ВОННЕГУТ: Если не сказать, расчетливый. Она, кстати, была очень умной, изысканной женщиной. Она ходила в ту же школу, что и я потом, и была одной из лучших учениц. Дальше она училась на восточном побережье, путешествовала по Европе. Свободно говорила по-немецки и по-французски. У меня где-то хранятся ее табели с оценками. «Пять с плюсом, пять с плюсом, пять с плюсом…» Она оказалась хорошим писателем, но ей недоставало вульгарности, которая требовалась модным журналам. К счастью, во мне вульгарности было выше крыши, и я смог осуществить ее мечту. Писать для «Колльера», для «Сэтердей ивнинг пост», для «Космополитен», для «Ледиз хоум джорнал» мне было легко, раз плюнуть. Хотелось бы мне, чтобы она дожила до этого времени. Чтобы увидела своих внуков. У нее их десять. Она не дожила даже до первого. Я осуществил еще одну ее мечту: много лет жил на полуострове Кейп-Код. Она всегда мечтала жить там. Для сыновей, наверное, очень характерно пытаться осуществить несбыточные мечты их матери. После смерти сестры я усыновил ее сыновей, и меня иногда пугает их стремление воплотить ее несбыточные мечты.
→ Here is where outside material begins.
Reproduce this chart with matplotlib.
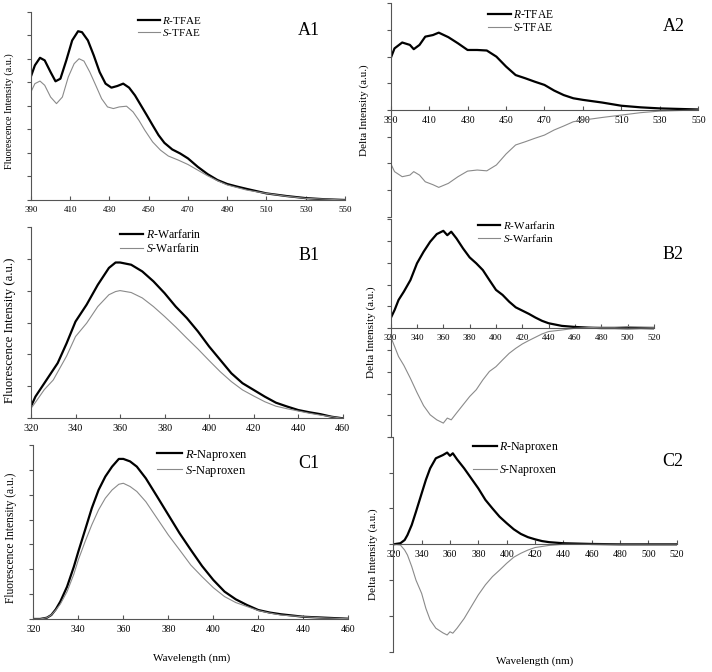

ИНТЕРВЬЮЕР: О чем мечтала ваша сестра?
ВОННЕГУТ: Она хотела жить, как «Швейцарские робинзоны»[5], с невероятно дружелюбными животными в абсолютно полной изоляции. Ее старший сын Джим вот уже восемь лет пасет коз в горах Ямайки. Ни телефона, ни электричества.
ИНТЕРВЬЮЕР: Индианаполисская школа, где учились вы и ваша мать…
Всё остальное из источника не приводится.